Il volume costruito è un organismo architettonico compatto, di forma quadrata (circa 43 metri per lato), che segue e interpreta la topografia del terreno, realizzato quasi esclusivamente in mattoni faccia a vista (le quattro facciate esterne, la copertura e alcune pareti interne). Il mattone è stato scelto per le sue caratteristiche materiche e anche per il colore, prediligendo la tonalità più simile a quella dei tronchi degli alberi adiacenti. Invece, per la malta dei giunti è stato utilizzato un cemento danese all-white, affinché le pareti e la copertura manifestino “un sottile segno palpabile del processo di costruzione”.
L’edificio, nonostante una forma esteriore compatta, mantiene al suo interno tre funzioni con i relativi spazi coabitanti insieme: quella pubblica, quella produttiva e quella dedicata al personale. È quest’ultima che custodisce uno spazio privato, sorprendente e poetico: un piccolo cortile interno, a cielo aperto, riservato ai soli dipendenti del crematorio.
Ed è cosi che, in questo edificio-organismo particolare in cui convivono, arrivando a sfiorarsi, la vita quotidiana e la morte, il progettista ha voluto omaggiare quelli che vi lavorano, creando un luogo di relax e di riposo, una specie di oasi dedicata soltanto ai vivi.
Johan Celsing, New Crematorium. Ceremony room with granite plinth and brass console for candle holders ©Ioana Marinescu.
Nel suo saggio The Robust, the Sincere, a proposito del concetto del Robusto, Cesling afferma: “Il robusto è un’alternativa all’architettura basata principalmente su caratteristiche visive. Le qualità veramente significative di un edificio sono complesse e non sempre visivamente accessibili. Richiedono semplicemente un impegno diverso, o addirittura una presenza, se devono essere giudicate. Il robusto non deve essere interpretato come qualcosa di rozzamente tagliato e quindi robusto per la sua forza bruta. Piuttosto è da intendere come generatore di un’architettura durevole e sfaccettata”. Poi, in una successiva intervista a Hugh Strange (presente nel libro), precisa: “è importante affermare che la mia idea di robusto non riguarda necessariamente la solidità fisica. È più l’idea che un’opera architettonica possa avere una certa integrità intellettuale, una resilienza concettuale”.

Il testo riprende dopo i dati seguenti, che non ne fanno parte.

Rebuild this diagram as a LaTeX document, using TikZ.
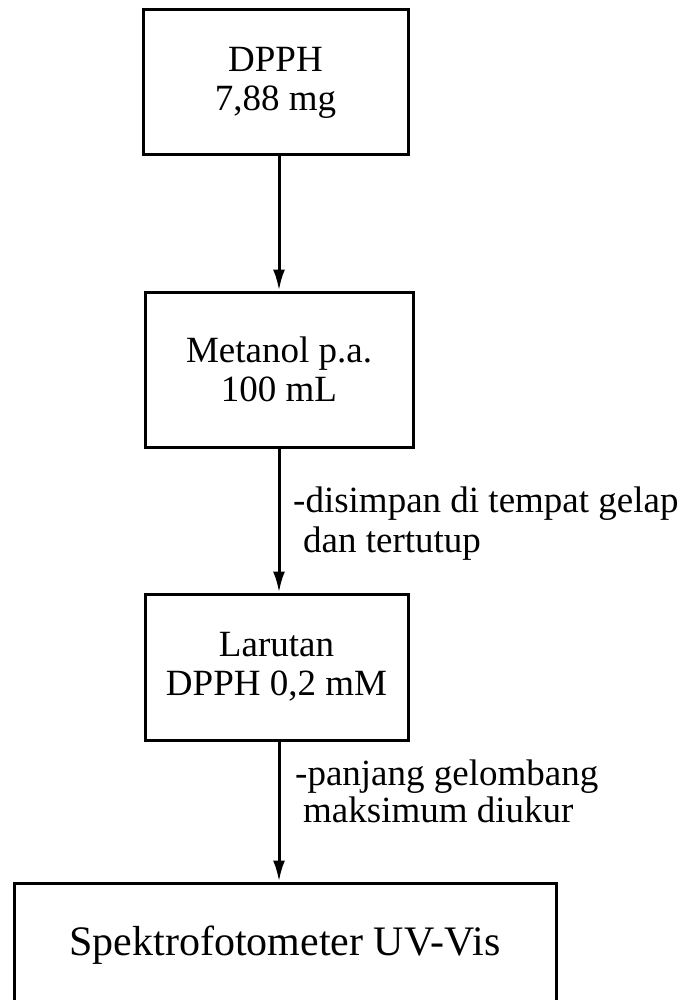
\documentclass[tikz,border=0pt]{standalone}
\usepackage{fontspec}
\setmainfont{Liberation Serif}
\usetikzlibrary{arrows.meta}
\begin{document}
\begin{tikzpicture}[x=1pt,y=-1pt,
  box/.style={draw=black,line width=3pt,rectangle,inner sep=0pt,align=center,
    font=\fontsize{37}{39}\selectfont},
  lbl/.style={anchor=base west,inner sep=0pt,font=\fontsize{37}{39}\selectfont},
  arr/.style={line width=3pt,-{Latex[length=21pt,width=12pt]}}]
\useasboundingbox (0,0) rectangle (687,1000);
\clip (0,0) rectangle (687,1000);
\node[box,minimum width=265pt,minimum height=145pt] (b1) at (275.5,82.5) {DPPH\\7,88 mg};
\node[box,minimum width=268pt,minimum height=155pt] (b2) at (279,369.5) {Metanol p.a.\\100 mL};
\node[box,minimum width=263pt,minimum height=146pt] (b3) at (276.5,667) {Larutan\\DPPH 0,2 mM};
\node[box,minimum width=542pt,minimum height=124pt,font=\fontsize{42}{44}\selectfont] (b4) at (285,945) {Spektrofotometer UV-Vis};
\coordinate (ax) at (279,0);
\draw[arr] (b1.south -| ax) -- (b2.north -| ax);
\draw[arr] (b2.south -| ax) -- (b3.north -| ax);
\draw[arr] (b3.south -| ax) -- (b4.north -| ax);
\node[lbl] (l1a) at (293,512) {-disimpan di tempat gelap};
\node[lbl] (l1b) at (303,552) {dan tertutup};
\node[lbl] (l2a) at (295,785) {-panjang gelombang};
\node[lbl] (l2b) at (303,822) {maksimum diukur};
\end{tikzpicture}
\end{document}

Invece, il concetto del Sincero in architettura viene descritto con queste parole: “Il sincero può sembrare un aspetto non architettonico del costruire. Tuttavia esso è indispensabile se si considera che gli edifici dovrebbero essere principalmente al servizio di coloro che li utilizzano. Se la robustezza è una qualità essenziale perché gli edifici sopravvivano e diventino parte importante di una comunità, allo stesso modo la sincerità concerne altri aspetti di ciò che viene costruito. Quando il robusto non è lontano da concetti come l’organizzazione e la logica, ritengo che ciò che caratterizza la sincerità negli edifici riguarda l’ostinazione, l’audacia, la giocosità o persino qualcosa di insolito in architettura come l’ingenuità”.
Johan Celsing, Yellow House. West facade with kitchen window ©JCA.
Un volume decisamente piacevole e utile alla professione, che illustra in modo ineccepibile la produzione architettonica e teorica di un architetto svedese contemporaneo. Le architetture presentate sono, o almeno tendono a esserlo, “robuste e sincere”, espressione di una grande integrità intellettuale.